Today, Arm is unveling its new Neoverse N3 and V3 cores along with its CSS offerings for both. The Neoverse N3 updates the N2 and the Neoverse V3 updates the V2 as one would expect. CSS is Arm’s compute subsystems that deliver more pre-packaged IP together to help companies get to chips or chiplets faster. One important note. New Arm cores being available does not equate to one being able to buy them in a product on shelves tomorrow. When we get a new Intel or AMD core, that is announced as available when it is in a product on the shelf (and has been pre-shipping for some time to select customers.) In Arm’s announcements, its IP is now available for customers to use to create chips. The competition for the Neoverse V3 and N3 from Intel and AMD will be future generation products.
New Arm Neoverse Cores, CSS, and Updated Roadmap
In the announcement, Arm focused on both Neoverse V3 and Neoverse N3 cores, but also expanding its CSS solutions to the V3 line after it launched with the N2 line.
Something Arm did not discuss on the pre-briefing in detail is that there are now E3 cores. They just get a mention on this slide.
Arm also gave us the codenames for next-gen CSS V-series (Vega) and N-series (Ranger) platforms, and what will presumably be the Neoverse V4 “Adonis” and N4 “Dionysus” products.
The small E-series box presumably for Neoverse E4 is Lycius.
Arm Neoverse N3 and CSS N3
Arm is putting a big effort on selling CSS solutions since it gets to sell more IP. Arm will have up to 32 cores and down to 8 cores and can get the 32-core version down to 40W TDP.
Arm says that the new solution is up to 20% more efficient than its N2 core on a performance per watt basis.

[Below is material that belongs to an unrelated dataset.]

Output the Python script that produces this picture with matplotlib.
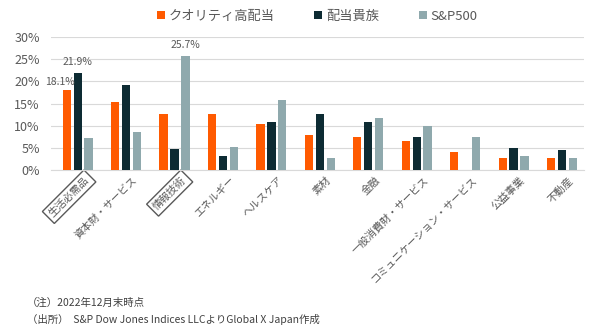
import matplotlib.pyplot as plt
import numpy as np

plt.rcParams['font.family'] = ['Noto Sans CJK JP', 'DejaVu Sans']

sectors = ['生活必需品', '資本財・サービス', '情報技術', 'エネルギー', 'ヘルスケア', '素材', '金融',
           '一般消費財・サービス', 'コミュニケーション・サービス', '公益事業', '不動産']
quality = [18.1, 15.4, 12.6, 12.6, 10.3, 7.8, 7.5, 6.5, 4.0, 2.6, 2.6]
aristocrats = [21.9, 19.2, 4.7, 3.1, 10.8, 12.6, 10.9, 7.4, 0.0, 5.0, 4.5]
sp500 = [7.2, 8.6, 25.7, 5.3, 15.8, 2.6, 11.7, 10.0, 7.4, 3.2, 2.8]
series_names = ['クオリティ高配当', '配当貴族', 'S&P500']
boxed = ['生活必需品', '情報技術']

colors = ['#FF5A00', '#0D2B33', '#8FA9AD']
txt = '#595959'

fig = plt.figure(figsize=(6, 3.32), dpi=100)
ax = fig.add_axes([0.085, 0.488, 0.888, 0.40])

x = np.arange(len(sectors))
w = 0.17
off = 0.225
for i, vals in enumerate([quality, aristocrats, sp500]):
    ax.bar(x + 0.05 + (i - 1) * off, vals, width=w, color=colors[i], label=series_names[i], zorder=3)

# labels only on the highlighted bars
ax.text(0 - off - 0.1, quality[0] + 1.8, f'{quality[0]}%', ha='center', va='center', fontsize=7.5, color=txt)
ax.text(0.05, aristocrats[0] + 1.3, f'{aristocrats[0]}%', ha='center', va='bottom', fontsize=7.5, color=txt)
ax.text(2.05 + off, sp500[2] + 1.3, f'{sp500[2]}%', ha='center', va='bottom', fontsize=7.5, color=txt)

ax.set_xlim(-0.5, len(sectors) - 0.5)
ax.set_ylim(0, 30)
ax.set_yticks(range(0, 31, 5))
ax.set_yticklabels([f'{v}%' for v in range(0, 31, 5)], fontsize=9, color=txt)
ax.grid(axis='y', color='#D9D9D9', linewidth=0.8, zorder=0)
for s in ['top', 'right', 'left']:
    ax.spines[s].set_visible(False)
ax.spines['bottom'].set_color('#D9D9D9')
ax.tick_params(axis='both', length=0)
ax.tick_params(axis='y', pad=8)

ax.set_xticks(x + 0.18)
ax.set_xticklabels(sectors, rotation=45, ha='right', rotation_mode='anchor', fontsize=7.5, color=txt)
for lbl in ax.get_xticklabels():
    if lbl.get_text() in boxed:
        lbl.set_bbox(dict(facecolor='white', edgecolor='#595959', linewidth=1, pad=2.5))

ax.legend(loc='lower center', bbox_to_anchor=(0.5, 1.02), ncol=3, frameon=False, fontsize=9.5,
          handlelength=0.6, handleheight=0.6, handletextpad=0.3, columnspacing=3.0, labelcolor=txt)

fig.text(0.045, 0.078, '（注）2022年12月末時点', fontsize=7.5, color='#404040')
fig.text(0.045, 0.028, '（出所）  S&P Dow Jones Indices LLCよりGlobal X Japan作成', fontsize=7.5, color='#404040')

fig.savefig('out.png', dpi=100, facecolor='white')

Arm did not make end notes for this 20% claim.
We did not get a deep-dive into the Neoverse N3 core like we did for previous cores like the N1.
Arm Neoverse V3 and CSS V3
The Arm Neoverse CSS V3 is really interesting. First, the performance claim is a 50% increase in per-socket performance, but that does not account for power. So moving from the smaller efficient N-series core to the larger V-series core, and without a power limit. This claim, however, did not have an end note on how it was measured.
The Neoverse CSS V3 is 64 cores per cluster and up to 128 cores per socket and supports modern features like PCIe Gen5, CXL 3.0, and even HBM3. We do not know, for example, if the HBM3 support was used to get the 50% claim above because Arm did not say how that figure was reached.
One of the big features is that Arm says that it can help provide a NVIDIA Grace Hopper style compute platform for its customers if they have their own AI accelerator. Arm’s goal is to make the CPU compute side easy with CSS V3, albeit with fewer cores than NVIDIA’s 72 core Grace hemisphere.
Still, the idea for cloud providers is that they can work on the AI accelerator IP and have an easy path to adding Arm cores. Frankly, AMD and Intel need to emulate this capability in the chiplet era.
Arm Neoverse V3 and N3 Performance
Arm says that with core upgrades and software optimizations it can achieve big gains in things like xgboost.
In simulation, it can achieve more performance across the board. Here we notice that the gains are often in the 9-16% for Arm Neoverse V2 to Neoverse V3 and 9-30% for the Neoverse N2 to Neoverse N3 gains. The outlier is the work that Arm put into xgboost which is the AI data analytics.
Here is the generational comparison Arm is doing versus Intel and AMD.
Here are the end notes for that. Note some is normalized. We will let folks read these:
Here is Arm’s research into doing generative AI on its CPUs.
That 23% uplift falls in-line with a normal generational uplift for a server CPU.
Arm Chiplet System Architecture
Arm Chiplet System Architecture, or CSA, is really the design for using Arm compute chiplets along with chiplets from other IP sources.
We have discussed chiplets for years on STH, and Arm also sees the benefit so it is making this easier for its customers.
At some point, we expect AMD and Intel will explore selling their x86 chiplets to be integrated into other packages, so this makes sense that Arm is pushing this. It is an area they have an advantage, but it also feels like Arm should be producing 64 core Neoverse V3 chiplets as part of CSS and then giving them to customers to further cut down design cycles if so many customers are interested in CSS.
Final Words
Arm is getting there. It now says that 80% of graduated CNCF projects natively support Arm. CNCF projects tend to be the tip of the spear when looking at overall software compatibility, and they are the ones with a large install base. Still, many are not deploying Arm even today because they want 100% not 80% for servers they deploy. NVIDIA is poised to make the big change in this market as it will start favoring its CPUs for AI workloads. That is the type of shift that will move the needle.
Overall though, thinking back to using the first real server CPU cores with the Cavium ThunderX in 2016, the Arm ecosystem has come a long way and continues to evolve which is great for the industry.